►

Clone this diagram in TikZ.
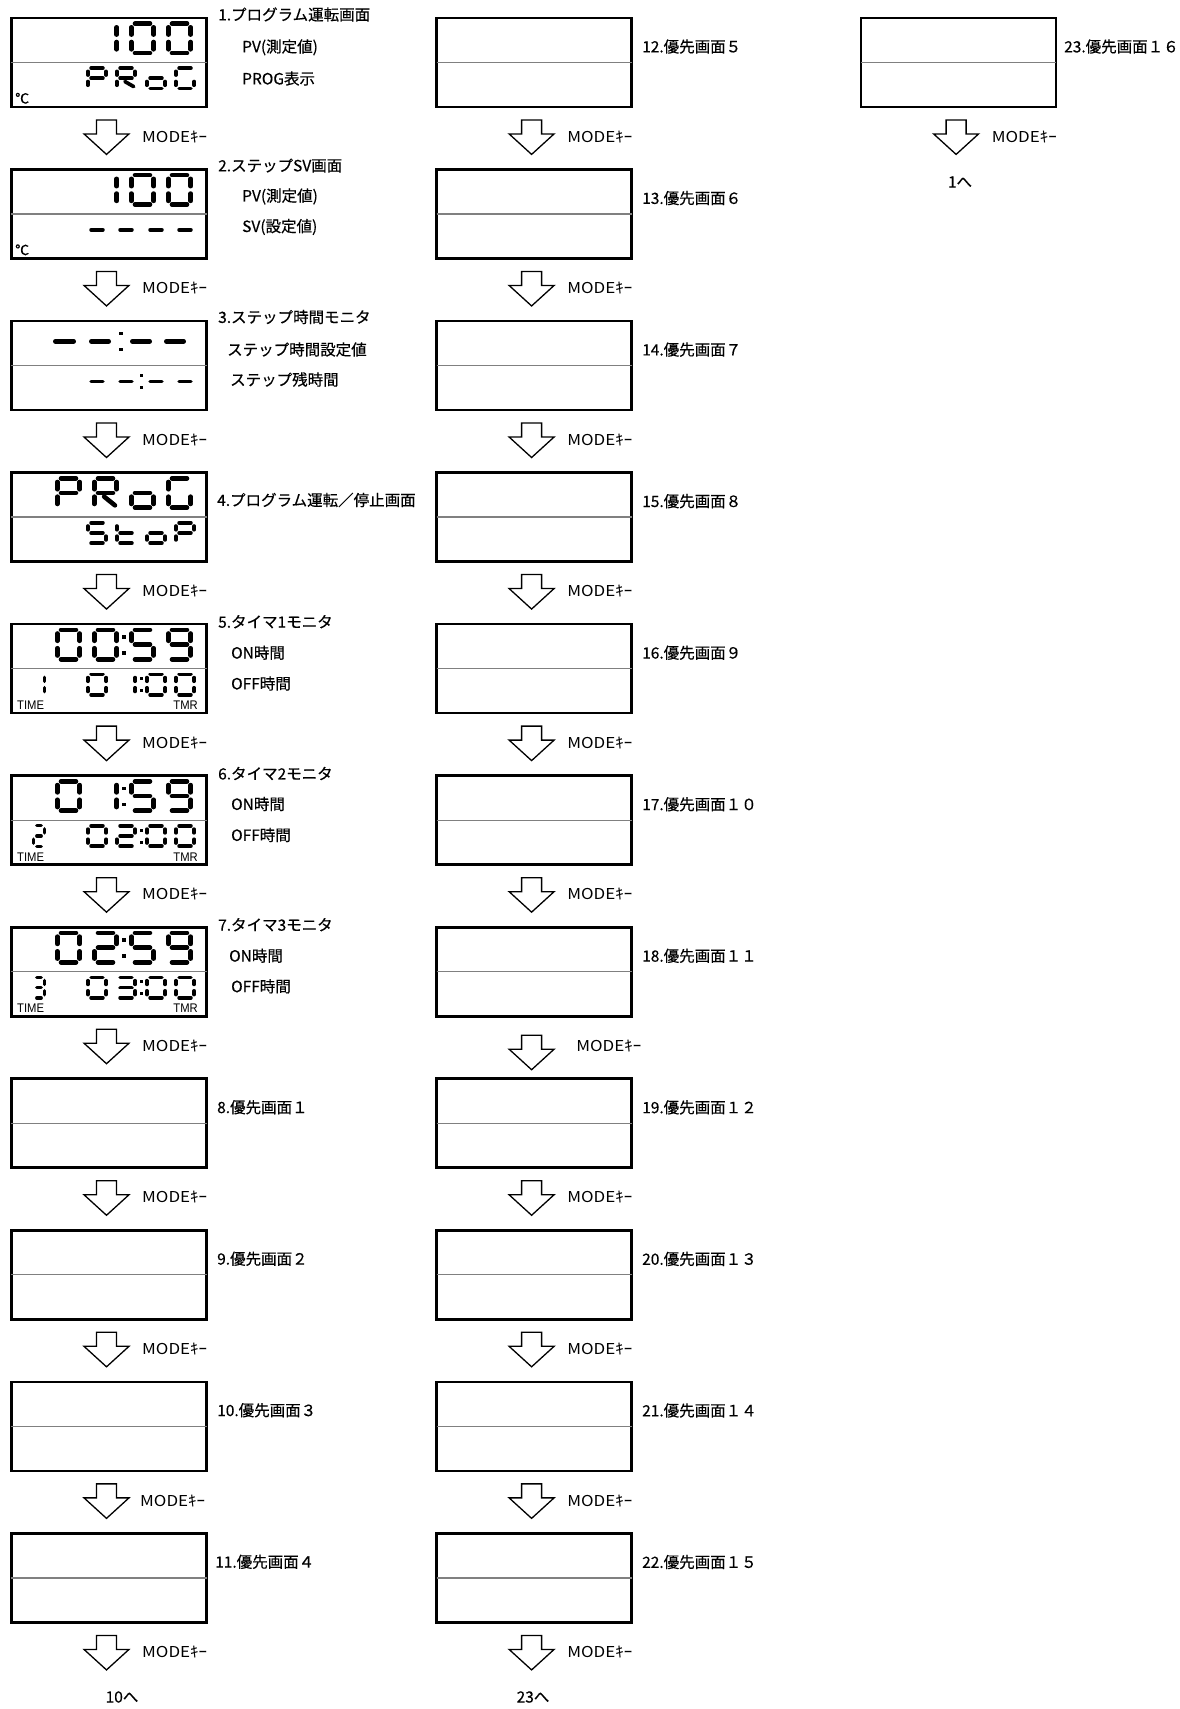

◄
►

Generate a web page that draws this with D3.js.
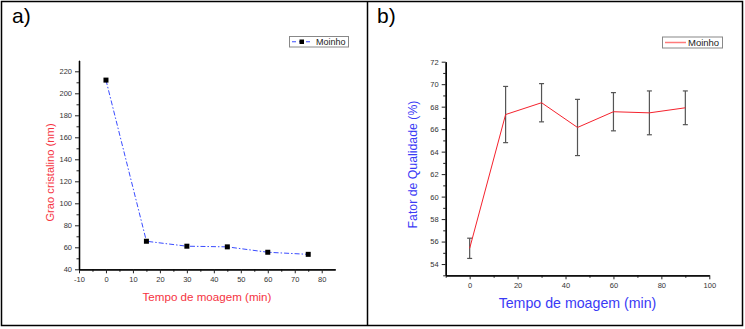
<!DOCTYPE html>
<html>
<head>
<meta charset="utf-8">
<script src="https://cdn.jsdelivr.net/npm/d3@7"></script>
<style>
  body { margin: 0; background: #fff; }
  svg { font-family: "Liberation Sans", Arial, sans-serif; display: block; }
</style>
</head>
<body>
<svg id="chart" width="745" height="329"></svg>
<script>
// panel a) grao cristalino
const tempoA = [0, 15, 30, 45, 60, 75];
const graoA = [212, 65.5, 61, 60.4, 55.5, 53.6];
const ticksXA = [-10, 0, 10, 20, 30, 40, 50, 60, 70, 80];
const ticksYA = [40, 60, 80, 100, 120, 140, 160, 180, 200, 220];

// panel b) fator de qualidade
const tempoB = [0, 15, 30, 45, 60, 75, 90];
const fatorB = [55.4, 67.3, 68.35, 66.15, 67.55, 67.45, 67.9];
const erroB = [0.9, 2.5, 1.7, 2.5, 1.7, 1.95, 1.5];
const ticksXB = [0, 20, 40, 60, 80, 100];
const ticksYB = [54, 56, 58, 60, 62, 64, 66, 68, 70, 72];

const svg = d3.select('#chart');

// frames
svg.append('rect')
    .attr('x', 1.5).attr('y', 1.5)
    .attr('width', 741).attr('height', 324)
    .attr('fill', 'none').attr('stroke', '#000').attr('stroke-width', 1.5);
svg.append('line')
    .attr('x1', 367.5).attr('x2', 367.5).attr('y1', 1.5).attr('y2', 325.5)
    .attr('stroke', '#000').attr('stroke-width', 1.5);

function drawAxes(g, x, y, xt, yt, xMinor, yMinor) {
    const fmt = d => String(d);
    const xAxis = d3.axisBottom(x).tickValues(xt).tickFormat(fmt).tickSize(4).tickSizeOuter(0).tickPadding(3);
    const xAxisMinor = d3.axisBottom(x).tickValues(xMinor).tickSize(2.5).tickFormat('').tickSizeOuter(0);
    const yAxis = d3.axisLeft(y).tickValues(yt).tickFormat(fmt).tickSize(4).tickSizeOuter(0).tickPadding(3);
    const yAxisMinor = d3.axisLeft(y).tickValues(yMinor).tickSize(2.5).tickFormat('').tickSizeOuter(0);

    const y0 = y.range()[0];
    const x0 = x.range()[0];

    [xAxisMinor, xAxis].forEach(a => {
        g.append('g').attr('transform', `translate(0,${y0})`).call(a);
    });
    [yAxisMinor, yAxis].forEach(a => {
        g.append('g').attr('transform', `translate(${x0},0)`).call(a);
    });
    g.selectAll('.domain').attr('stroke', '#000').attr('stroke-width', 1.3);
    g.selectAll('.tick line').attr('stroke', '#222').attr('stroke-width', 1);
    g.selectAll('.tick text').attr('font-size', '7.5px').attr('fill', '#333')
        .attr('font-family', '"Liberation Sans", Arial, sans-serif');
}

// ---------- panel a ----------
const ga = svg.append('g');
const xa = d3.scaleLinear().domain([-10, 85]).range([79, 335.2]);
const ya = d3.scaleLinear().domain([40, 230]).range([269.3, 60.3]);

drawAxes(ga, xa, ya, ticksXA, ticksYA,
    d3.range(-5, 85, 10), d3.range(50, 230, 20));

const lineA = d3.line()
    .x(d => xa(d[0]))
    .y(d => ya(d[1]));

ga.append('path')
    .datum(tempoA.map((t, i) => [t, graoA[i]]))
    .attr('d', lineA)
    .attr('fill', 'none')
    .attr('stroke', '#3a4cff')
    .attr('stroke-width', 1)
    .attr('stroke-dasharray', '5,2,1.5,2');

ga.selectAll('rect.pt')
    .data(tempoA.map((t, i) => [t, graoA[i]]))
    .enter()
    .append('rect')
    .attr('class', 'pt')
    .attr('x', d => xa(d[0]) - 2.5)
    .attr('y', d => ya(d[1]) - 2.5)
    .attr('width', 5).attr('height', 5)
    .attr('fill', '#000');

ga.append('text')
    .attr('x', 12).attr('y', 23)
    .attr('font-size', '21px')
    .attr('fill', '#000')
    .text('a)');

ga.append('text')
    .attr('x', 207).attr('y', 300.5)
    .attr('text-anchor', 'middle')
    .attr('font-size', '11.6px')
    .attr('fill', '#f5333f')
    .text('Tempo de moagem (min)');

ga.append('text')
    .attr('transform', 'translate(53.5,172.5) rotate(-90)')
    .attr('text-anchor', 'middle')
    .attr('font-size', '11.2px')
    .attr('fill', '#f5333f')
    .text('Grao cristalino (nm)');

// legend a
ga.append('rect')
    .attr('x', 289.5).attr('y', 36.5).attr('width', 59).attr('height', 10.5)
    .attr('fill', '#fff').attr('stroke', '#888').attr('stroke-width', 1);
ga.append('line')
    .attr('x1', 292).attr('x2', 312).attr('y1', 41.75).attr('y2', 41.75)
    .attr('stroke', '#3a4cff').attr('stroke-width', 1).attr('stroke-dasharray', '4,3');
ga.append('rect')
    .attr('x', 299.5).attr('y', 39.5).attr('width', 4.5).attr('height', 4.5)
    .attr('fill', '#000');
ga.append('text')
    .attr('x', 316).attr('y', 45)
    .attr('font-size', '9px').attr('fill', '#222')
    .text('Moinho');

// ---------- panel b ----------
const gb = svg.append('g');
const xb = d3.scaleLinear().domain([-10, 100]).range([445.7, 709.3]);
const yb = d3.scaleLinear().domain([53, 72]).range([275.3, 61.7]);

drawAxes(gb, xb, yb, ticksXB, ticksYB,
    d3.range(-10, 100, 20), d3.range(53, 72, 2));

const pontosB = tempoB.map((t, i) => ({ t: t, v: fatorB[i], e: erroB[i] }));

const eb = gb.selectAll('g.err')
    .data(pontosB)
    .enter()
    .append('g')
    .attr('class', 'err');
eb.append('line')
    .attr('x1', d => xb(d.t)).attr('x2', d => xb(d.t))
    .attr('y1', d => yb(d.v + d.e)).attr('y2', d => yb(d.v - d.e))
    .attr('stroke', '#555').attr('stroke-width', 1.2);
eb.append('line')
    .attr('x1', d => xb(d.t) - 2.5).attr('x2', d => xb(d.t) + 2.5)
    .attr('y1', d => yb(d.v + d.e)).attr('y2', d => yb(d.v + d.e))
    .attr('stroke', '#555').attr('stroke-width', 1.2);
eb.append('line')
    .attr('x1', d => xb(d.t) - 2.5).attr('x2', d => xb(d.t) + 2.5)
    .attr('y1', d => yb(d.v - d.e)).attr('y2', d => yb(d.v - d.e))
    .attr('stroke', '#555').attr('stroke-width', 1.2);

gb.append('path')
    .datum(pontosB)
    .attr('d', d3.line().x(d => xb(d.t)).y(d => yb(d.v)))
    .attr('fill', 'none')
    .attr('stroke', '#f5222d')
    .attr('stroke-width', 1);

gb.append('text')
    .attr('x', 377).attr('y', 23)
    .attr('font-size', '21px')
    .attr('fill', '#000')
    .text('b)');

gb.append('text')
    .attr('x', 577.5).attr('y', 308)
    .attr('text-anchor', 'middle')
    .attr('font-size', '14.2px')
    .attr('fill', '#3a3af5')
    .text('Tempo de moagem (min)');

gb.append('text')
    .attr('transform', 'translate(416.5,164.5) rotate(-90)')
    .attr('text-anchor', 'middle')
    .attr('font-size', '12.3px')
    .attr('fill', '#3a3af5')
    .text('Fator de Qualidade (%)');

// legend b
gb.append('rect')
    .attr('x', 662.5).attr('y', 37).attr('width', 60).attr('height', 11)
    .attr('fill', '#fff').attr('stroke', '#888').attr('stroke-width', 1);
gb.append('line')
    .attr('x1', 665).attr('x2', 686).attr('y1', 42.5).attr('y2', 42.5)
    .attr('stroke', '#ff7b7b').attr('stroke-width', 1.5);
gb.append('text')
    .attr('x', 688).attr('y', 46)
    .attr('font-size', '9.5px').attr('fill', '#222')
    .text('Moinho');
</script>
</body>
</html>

◄

> [TASK GOAL]:
Pictures excluded, give again exactly and only the lines of the material above from the line with "Generate a web" through the line with "const svg = d3.select('#chart');".

> [TASK RESPONSE]:
Generate a web page that draws this with D3.js.
<!DOCTYPE html>
<html>
<head>
<meta charset="utf-8">
<script src="https://cdn.jsdelivr.net/npm/d3@7"></script>
<style>
  body { margin: 0; background: #fff; }
  svg { font-family: "Liberation Sans", Arial, sans-serif; display: block; }
</style>
</head>
<body>
<svg id="chart" width="745" height="329"></svg>
<script>
// panel a) grao cristalino
const tempoA = [0, 15, 30, 45, 60, 75];
const graoA = [212, 65.5, 61, 60.4, 55.5, 53.6];
const ticksXA = [-10, 0, 10, 20, 30, 40, 50, 60, 70, 80];
const ticksYA = [40, 60, 80, 100, 120, 140, 160, 180, 200, 220];

// panel b) fator de qualidade
const tempoB = [0, 15, 30, 45, 60, 75, 90];
const fatorB = [55.4, 67.3, 68.35, 66.15, 67.55, 67.45, 67.9];
const erroB = [0.9, 2.5, 1.7, 2.5, 1.7, 1.95, 1.5];
const ticksXB = [0, 20, 40, 60, 80, 100];
const ticksYB = [54, 56, 58, 60, 62, 64, 66, 68, 70, 72];

const svg = d3.select('#chart');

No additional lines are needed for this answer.